With the mobi (Kindle) and epub (Nook, etc.) format, I make decisions on the front materials such as copyright, dedication, chapter headings, and in the back, put together a glossary for those who want more explanations (this has the biggest glossary yet!). I also write up Author Notes and Acknowledgements, items that are in the back of the ebook and print book.

I use a program called Scrivener, so overall this goes pretty fast. The ebooks were done in about two days. The print book in about four to five days. But it takes a lot of attention to detail and can be exhausting!

Around this time ARC (advanced reader copies) are sent out.

Print books are slower to release. Why?

The ebook version of Bane of Hounds will go live on September 15th on Amazon. Since it is a pre-release, I actually upload the ebook about 10 days before the release date (as required by Amazon).
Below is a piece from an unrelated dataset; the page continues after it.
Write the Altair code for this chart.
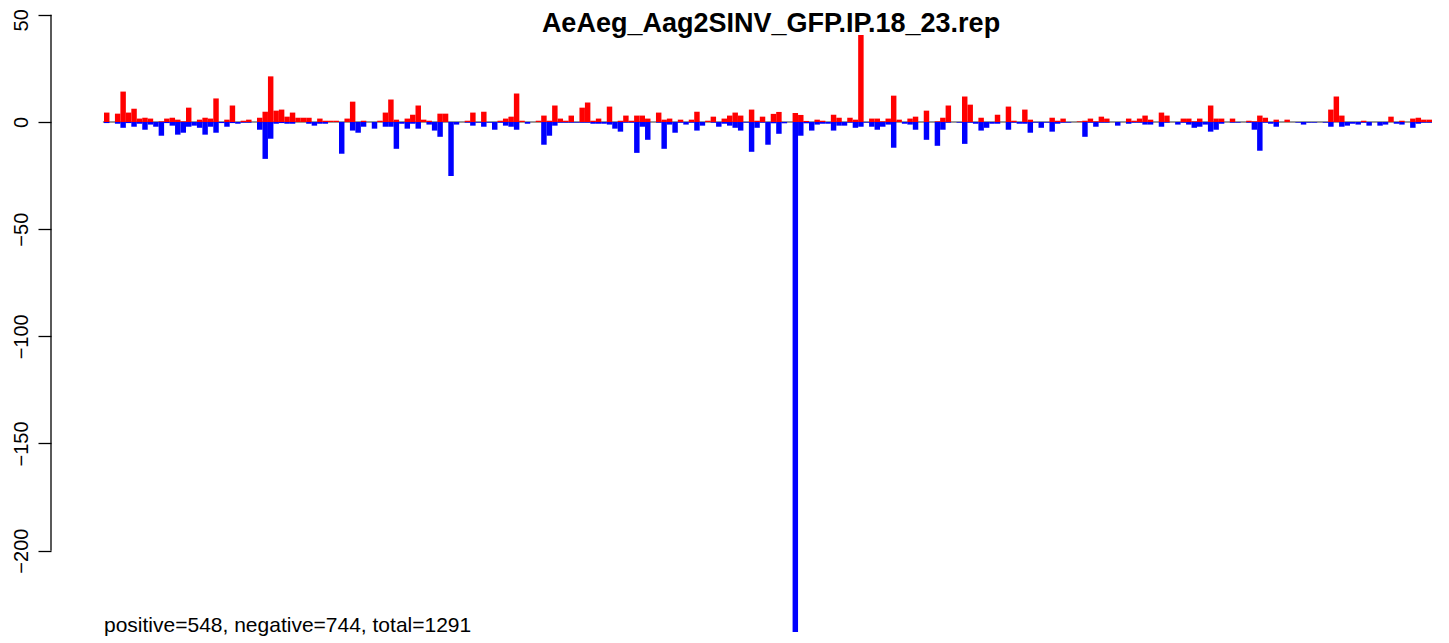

You probably won’t see the print book release on the same day and there are a couple or reasons why that happens.

  • To get a book cover made for a print book I need to know the exact number of pages as this determines the spine size. Until the book is produced into a pdf format (after final editing) I won’t know this exact number.
  • Once I know the exact number (even 5 pages can throw off the spine art), I send this info to my book cover artist. She finishes the final artwork which takes a few days.
  • Because I work on such tight deadlines and turnaround, I don’t have the pdf for the print book done until about two weeks before release. But I like to have a proof copy in hand before releasing it to the general reader. That takes Amazon about a week to ten days to get to me after I order it.
  • Once I get the printed proof book copy, I release the print book on Amazon and Ingram Spark (a service that goes to Barnes and Noble and other outlets).

While you are waiting on the last book in the College Fae series, I’ll be releasing more sweet fairytale novellas to keep you happy. And I have a new fan experience I’m working on for readers – information coming soon!